O recatado diplomata sai de sua inércia e mergulha no drama vivido por sua mulher, quando descobre o quão era distante daquela que vivera ao seu lado e, ao mesmo tempo, se dedicara a uma causa humanitária – da qual por vezes ele próprio debochou. Talvez tenha despertado tarde demais.
Uma passagem retrata bem a distância abissal entre ricos e pobres, ocorre quando a garota negra Abuk é obrigada a deixar o avião durante um ataque a sua tribo: “O que acontecerá com ela? Com sorte, talvez chegue a um campo de refugiados.” Sim, ela ficou abandonada no meio de uma matança e sabemos que a sorte não estará do seu lado. Nascer e viver naquela hostil e explorada planície é ser condenado ao inferno real.
O mundo de Tessa era revestido de uma luta sublime, marcado por um ideal de justiça e respeito aos seres humanos. Sua lealdade e ousadia custaram-lhe a vida. Os fatos foram distorcidos pelas autoridades e Justin descobre que a morte de sua amada foi ardilosamente usada para desonrá-la. No início do filme, há uma insinuação de que ela o traia com Arnold. É no resgate ao ultraje atirado contra Tessa que ele, finalmente, a reencontra em um plano transcendental.

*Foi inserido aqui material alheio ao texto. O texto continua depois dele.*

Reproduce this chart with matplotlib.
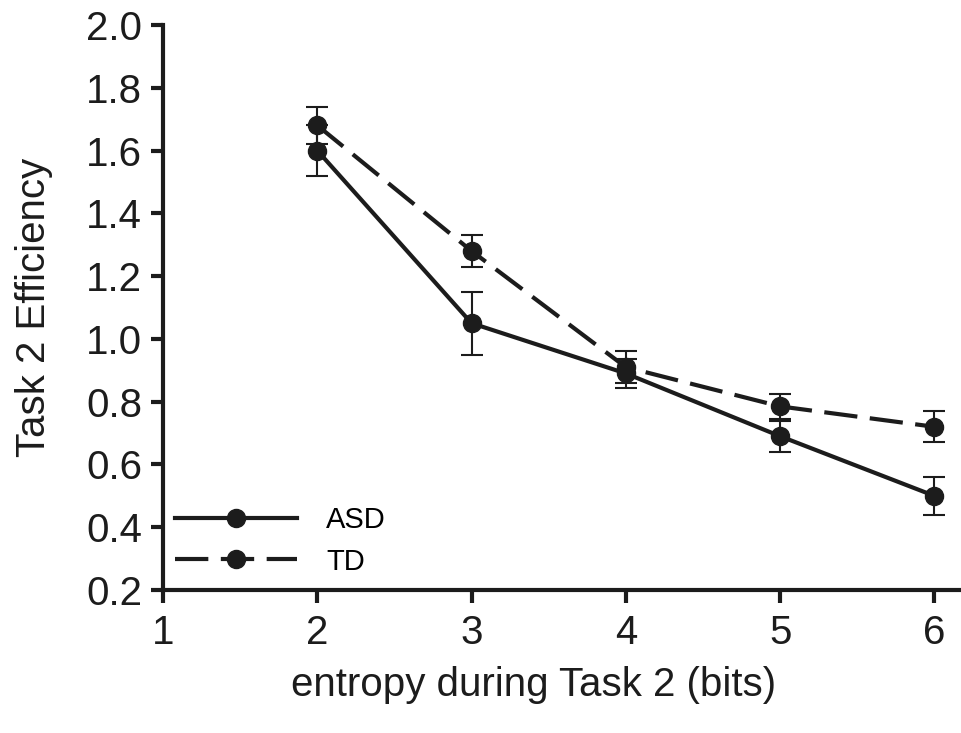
import numpy as np
import matplotlib.pyplot as plt
from matplotlib.lines import Line2D

plt.rcParams['font.family'] = ['Liberation Sans', 'DejaVu Sans']

# --- data ---
entropy = [2, 3, 4, 5, 6]
asd_eff = [1.60, 1.05, 0.89, 0.69, 0.50]
asd_err = [0.08, 0.10, 0.045, 0.05, 0.06]
td_eff = [1.68, 1.28, 0.91, 0.785, 0.72]
td_err = [0.06, 0.05, 0.05, 0.04, 0.05]
yticks = [0.2, 0.4, 0.6, 0.8, 1.0, 1.2, 1.4, 1.6, 1.8, 2.0]

INK = '#1c1c1c'
DASH = (8, 3)

fig = plt.figure(figsize=(9.61, 7.33), dpi=100)
ax = fig.add_axes([0.1696, 0.195, 0.83, 0.771])

ax.errorbar(entropy, asd_eff, yerr=asd_err, color=INK, lw=3, marker='o', ms=13,
            ecolor=INK, elinewidth=1.5, capsize=8, capthick=1.5)
ax.errorbar(entropy, td_eff, yerr=td_err, color=INK, lw=3, marker='o', ms=13,
            ecolor=INK, elinewidth=1.5, capsize=8, capthick=1.5, dashes=DASH)

ax.set_xlim(1, 6.17)
ax.set_ylim(0.2, 2.0)
ax.set_xticks([1, 2, 3, 4, 5, 6])
ax.set_yticks(yticks)
ax.set_yticklabels([f'{v:.1f}' for v in yticks])

for s in ['top', 'right']:
    ax.spines[s].set_visible(False)
for s in ['left', 'bottom']:
    ax.spines[s].set_linewidth(3)
    ax.spines[s].set_color(INK)
ax.tick_params(direction='out', length=9, width=3, colors=INK, labelsize=29)
ax.tick_params(axis='y', pad=6)
ax.tick_params(axis='x', pad=8)

ax.set_xlabel('entropy during Task 2 (bits)', fontsize=29, color=INK)
ax.xaxis.set_label_coords(0.465, -0.135)
ax.set_ylabel('Task 2 Efficiency', fontsize=29, color=INK)
ax.yaxis.set_label_coords(-0.138, 0.5)

handles = [Line2D([], [], color=INK, lw=3, marker='o', ms=13),
           Line2D([], [], color=INK, lw=3, marker='o', ms=13, dashes=DASH)]
ax.legend(handles, ['ASD', 'TD'], loc='lower left', frameon=False, fontsize=21,
          handlelength=4.2, handletextpad=1.0, labelspacing=0.45,
          borderaxespad=0.0, bbox_to_anchor=(0.0, 0.005))

fig.savefig('out.png', dpi=100)
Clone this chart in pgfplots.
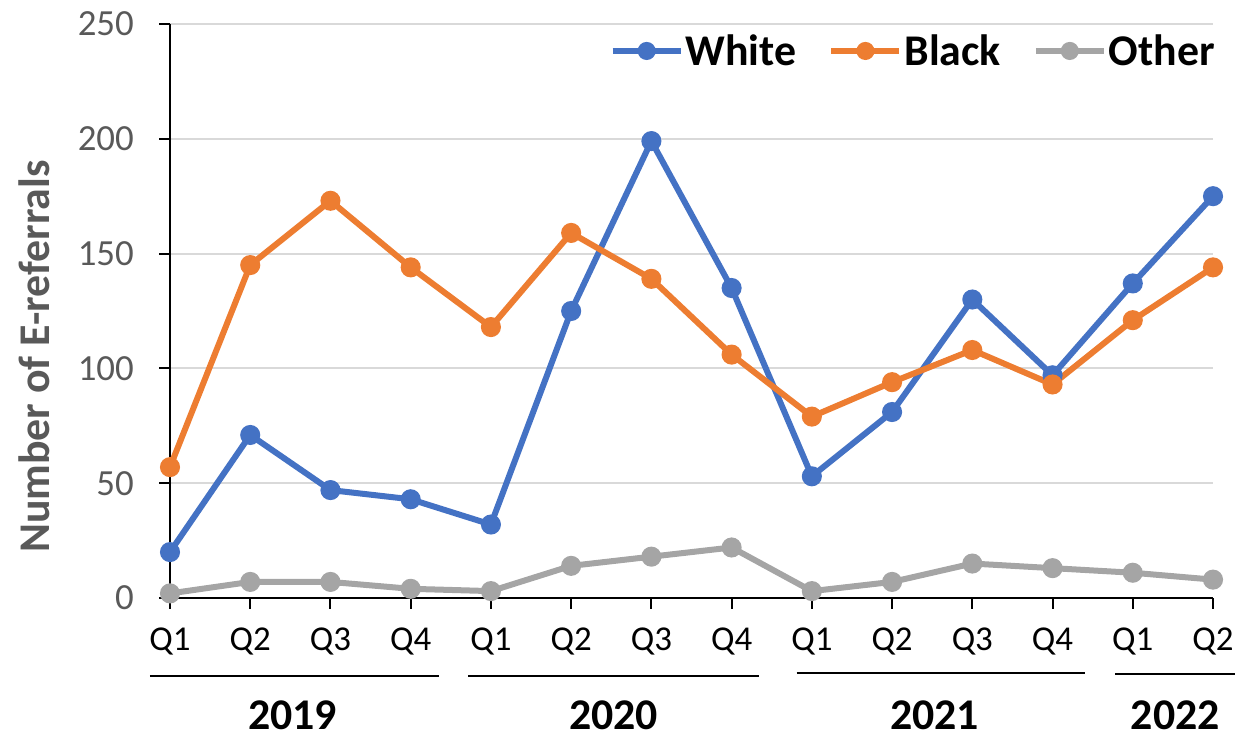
\documentclass[border=0pt]{standalone}
\usepackage{pgfplots}
\pgfplotsset{compat=1.18}
\usepackage{fontspec}
\setmainfont{Carlito}
\definecolor{cwhite}{HTML}{4472C4}
\definecolor{cblack}{HTML}{ED7D31}
\definecolor{cother}{HTML}{A5A5A5}
\definecolor{tickgray}{HTML}{595959}
\definecolor{gridgray}{HTML}{D9D9D9}
\begin{document}
\begin{tikzpicture}[x=1bp,y=1bp]
\useasboundingbox (0,0) rectangle (1237,739);
\begin{axis}[
  at={(170bp,141bp)}, anchor=south west,
  scale only axis, width=1043bp, height=574bp,
  xmin=0, xmax=13, ymin=0, ymax=250,
  axis x line*=bottom, axis y line*=left,
  axis line style={line width=2.5bp, black, -},
  xtick={0,...,13},
  xticklabels={Q1,Q2,Q3,Q4,Q1,Q2,Q3,Q4,Q1,Q2,Q3,Q4,Q1,Q2},
  ytick={0,50,...,250},
  tick align=outside, major tick length=11bp,
  tick style={line width=2bp, black},
  ymajorgrids, grid style={line width=2bp, gridgray},
  /pgf/number format/assume math mode=true,
  yticklabel style={font=\fontsize{37}{40}\selectfont, text=tickgray, anchor=east, inner sep=0pt, xshift=-25bp},
  xticklabel style={font=\fontsize{35}{38}\selectfont, text=black, anchor=base, inner sep=0pt, yshift=-42bp},
  clip=false,
  every axis plot/.append style={line width=6bp, mark=*, mark size=7bp},
  legend columns=3,
  legend style={at={(rel axis cs:1,0.953)}, anchor=east, xshift=7bp, draw=none, fill=none,
    font=\bfseries\fontsize{44}{46}\selectfont, text=black,
    nodes={inner sep=2bp},
    /tikz/every odd column/.append style={column sep=0bp},
    /tikz/every even column/.append style={column sep=30bp}},
  legend image code/.code={\draw[mark repeat=2,mark phase=2, mark size=6bp] plot coordinates {(0bp,0bp) (34bp,0bp) (68bp,0bp)};},
]
\addplot[color=cwhite, mark options={fill=cwhite, draw=cwhite}] coordinates {
(0,20) (1,71) (2,47) (3,43) (4,32) (5,125) (6,199) (7,135) (8,53) (9,81) (10,130) (11,97) (12,137) (13,175)};
\addlegendentry{White}
\addplot[color=cblack, mark options={fill=cblack, draw=cblack}] coordinates {
(0,57) (1,145) (2,173) (3,144) (4,118) (5,159) (6,139) (7,106) (8,79) (9,94) (10,108) (11,93) (12,121) (13,144)};
\addlegendentry{Black}
\addplot[color=cother, mark options={fill=cother, draw=cother}] coordinates {
(0,2) (1,7) (2,7) (3,4) (4,3) (5,14) (6,18) (7,22) (8,3) (9,7) (10,15) (11,13) (12,11) (13,8)};
\addlegendentry{Other}
\draw[line width=2.5bp] ([yshift=-78bp]axis cs:-0.25,0) -- ([yshift=-78bp]axis cs:3.35,0);
\draw[line width=2.5bp] ([yshift=-78bp]axis cs:3.72,0) -- ([yshift=-78bp]axis cs:7.34,0);
\draw[line width=2.5bp] ([yshift=-75bp]axis cs:7.81,0) -- ([yshift=-75bp]axis cs:11.41,0);
\draw[line width=2.5bp] ([yshift=-76bp]axis cs:11.78,0) -- ([yshift=-76bp]axis cs:13.28,0);
\node[font=\bfseries\fontsize{44}{46}\selectfont, anchor=base, inner sep=0pt] at ([yshift=-132bp]axis cs:1.53,0) {2019};
\node[font=\bfseries\fontsize{44}{46}\selectfont, anchor=base, inner sep=0pt] at ([yshift=-132bp]axis cs:5.53,0) {2020};
\node[font=\bfseries\fontsize{44}{46}\selectfont, anchor=base, inner sep=0pt] at ([yshift=-132bp]axis cs:9.53,0) {2021};
\node[font=\bfseries\fontsize{44}{46}\selectfont, anchor=base, inner sep=0pt] at ([yshift=-132bp]axis cs:12.53,0) {2022};
\end{axis}
\node[rotate=90, inner sep=0pt, font=\bfseries\fontsize{44}{46}\selectfont, text=tickgray] at (34,382.5) {Number of E-referrals};
\end{tikzpicture}
\end{document}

O Jardineiro … É uma denúncia fiel da miséria de seres que, mesmo diante das desumanidades, estampam sorrisos em suas inocentes faces. Já a indiferença dos poderosos é hipocritamente justificada: “Não, não há assassinatos na África. Apenas mortes lamentáveis”. Aos infames a guilhotina e aos homens de bem um jardim na existência.